Code that draws figures –

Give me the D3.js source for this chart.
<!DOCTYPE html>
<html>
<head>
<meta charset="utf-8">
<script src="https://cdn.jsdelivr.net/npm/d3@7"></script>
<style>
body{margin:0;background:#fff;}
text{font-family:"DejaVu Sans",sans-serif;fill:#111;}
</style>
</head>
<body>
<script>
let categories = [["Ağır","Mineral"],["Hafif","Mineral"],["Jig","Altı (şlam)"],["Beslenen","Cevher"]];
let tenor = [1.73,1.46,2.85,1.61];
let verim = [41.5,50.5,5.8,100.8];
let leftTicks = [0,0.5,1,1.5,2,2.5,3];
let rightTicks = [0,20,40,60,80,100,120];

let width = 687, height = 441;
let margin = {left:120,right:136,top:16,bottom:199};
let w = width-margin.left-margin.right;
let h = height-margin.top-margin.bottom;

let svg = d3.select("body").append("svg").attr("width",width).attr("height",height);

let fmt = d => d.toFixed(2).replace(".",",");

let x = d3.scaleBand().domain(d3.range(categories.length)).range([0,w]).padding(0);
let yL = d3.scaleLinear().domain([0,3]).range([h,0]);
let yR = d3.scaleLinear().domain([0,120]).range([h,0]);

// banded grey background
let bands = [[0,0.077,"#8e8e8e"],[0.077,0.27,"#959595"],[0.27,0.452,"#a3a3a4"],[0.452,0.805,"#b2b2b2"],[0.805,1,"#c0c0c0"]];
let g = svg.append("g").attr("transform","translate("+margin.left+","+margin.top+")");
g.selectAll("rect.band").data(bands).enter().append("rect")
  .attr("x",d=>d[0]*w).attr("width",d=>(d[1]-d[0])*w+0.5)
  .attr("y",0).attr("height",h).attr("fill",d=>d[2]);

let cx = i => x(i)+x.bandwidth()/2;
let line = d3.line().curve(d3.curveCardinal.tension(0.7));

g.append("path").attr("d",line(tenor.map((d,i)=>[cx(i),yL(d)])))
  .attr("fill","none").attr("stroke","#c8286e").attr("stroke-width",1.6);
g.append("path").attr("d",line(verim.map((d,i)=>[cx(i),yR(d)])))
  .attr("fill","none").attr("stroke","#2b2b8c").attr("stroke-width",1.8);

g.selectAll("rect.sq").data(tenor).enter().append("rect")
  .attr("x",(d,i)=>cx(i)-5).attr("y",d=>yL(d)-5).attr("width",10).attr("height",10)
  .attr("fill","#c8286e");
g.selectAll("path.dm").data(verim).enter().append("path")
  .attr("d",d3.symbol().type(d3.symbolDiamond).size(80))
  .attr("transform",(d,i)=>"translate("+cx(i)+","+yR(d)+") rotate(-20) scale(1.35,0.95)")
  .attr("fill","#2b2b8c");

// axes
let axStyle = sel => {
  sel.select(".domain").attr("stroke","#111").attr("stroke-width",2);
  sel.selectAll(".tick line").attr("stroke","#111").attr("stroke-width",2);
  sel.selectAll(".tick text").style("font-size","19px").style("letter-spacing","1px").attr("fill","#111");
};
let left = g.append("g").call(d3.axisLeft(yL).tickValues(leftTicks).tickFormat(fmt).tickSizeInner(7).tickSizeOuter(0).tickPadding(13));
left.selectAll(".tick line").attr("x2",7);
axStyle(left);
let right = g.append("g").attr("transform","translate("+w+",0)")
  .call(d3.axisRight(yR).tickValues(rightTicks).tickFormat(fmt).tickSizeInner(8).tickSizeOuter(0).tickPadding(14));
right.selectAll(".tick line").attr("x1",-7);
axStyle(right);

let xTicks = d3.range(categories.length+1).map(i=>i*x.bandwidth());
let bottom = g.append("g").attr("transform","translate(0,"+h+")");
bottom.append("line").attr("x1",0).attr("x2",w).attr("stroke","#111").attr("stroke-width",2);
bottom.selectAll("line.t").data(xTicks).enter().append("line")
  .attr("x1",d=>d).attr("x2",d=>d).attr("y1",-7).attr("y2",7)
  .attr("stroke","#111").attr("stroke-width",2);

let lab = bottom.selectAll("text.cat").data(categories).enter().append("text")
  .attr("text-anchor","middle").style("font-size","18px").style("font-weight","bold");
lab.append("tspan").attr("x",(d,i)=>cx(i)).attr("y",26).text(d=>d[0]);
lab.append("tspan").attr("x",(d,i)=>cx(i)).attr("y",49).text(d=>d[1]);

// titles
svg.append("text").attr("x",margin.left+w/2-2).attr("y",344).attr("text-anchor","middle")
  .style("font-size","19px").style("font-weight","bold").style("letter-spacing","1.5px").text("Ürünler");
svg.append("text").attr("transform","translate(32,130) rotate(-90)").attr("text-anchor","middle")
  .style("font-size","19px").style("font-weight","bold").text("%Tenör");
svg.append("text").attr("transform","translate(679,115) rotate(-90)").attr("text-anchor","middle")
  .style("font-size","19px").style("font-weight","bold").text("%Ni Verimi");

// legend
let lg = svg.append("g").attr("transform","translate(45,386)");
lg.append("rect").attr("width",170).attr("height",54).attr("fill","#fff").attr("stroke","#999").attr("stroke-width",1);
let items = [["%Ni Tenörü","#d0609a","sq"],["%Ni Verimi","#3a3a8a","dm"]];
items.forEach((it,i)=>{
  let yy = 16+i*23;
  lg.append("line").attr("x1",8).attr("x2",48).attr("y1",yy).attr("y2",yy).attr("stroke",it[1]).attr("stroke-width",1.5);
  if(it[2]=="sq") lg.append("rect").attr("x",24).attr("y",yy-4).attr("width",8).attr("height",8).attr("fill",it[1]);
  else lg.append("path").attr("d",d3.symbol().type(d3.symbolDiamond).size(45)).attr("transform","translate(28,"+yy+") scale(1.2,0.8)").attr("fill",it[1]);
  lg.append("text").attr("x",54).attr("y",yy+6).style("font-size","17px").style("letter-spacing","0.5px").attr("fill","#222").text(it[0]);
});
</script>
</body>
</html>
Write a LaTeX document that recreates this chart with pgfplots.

Requirement – Reproduce verbatim only this range: the first line of the material through the line that contains "let h = height-margin.top-margin.bottom;", inclusive.

Exercise response –
Give me the D3.js source for this chart.
<!DOCTYPE html>
<html>
<head>
<meta charset="utf-8">
<script src="https://cdn.jsdelivr.net/npm/d3@7"></script>
<style>
body{margin:0;background:#fff;}
text{font-family:"DejaVu Sans",sans-serif;fill:#111;}
</style>
</head>
<body>
<script>
let categories = [["Ağır","Mineral"],["Hafif","Mineral"],["Jig","Altı (şlam)"],["Beslenen","Cevher"]];
let tenor = [1.73,1.46,2.85,1.61];
let verim = [41.5,50.5,5.8,100.8];
let leftTicks = [0,0.5,1,1.5,2,2.5,3];
let rightTicks = [0,20,40,60,80,100,120];

let width = 687, height = 441;
let margin = {left:120,right:136,top:16,bottom:199};
let w = width-margin.left-margin.right;
let h = height-margin.top-margin.bottom;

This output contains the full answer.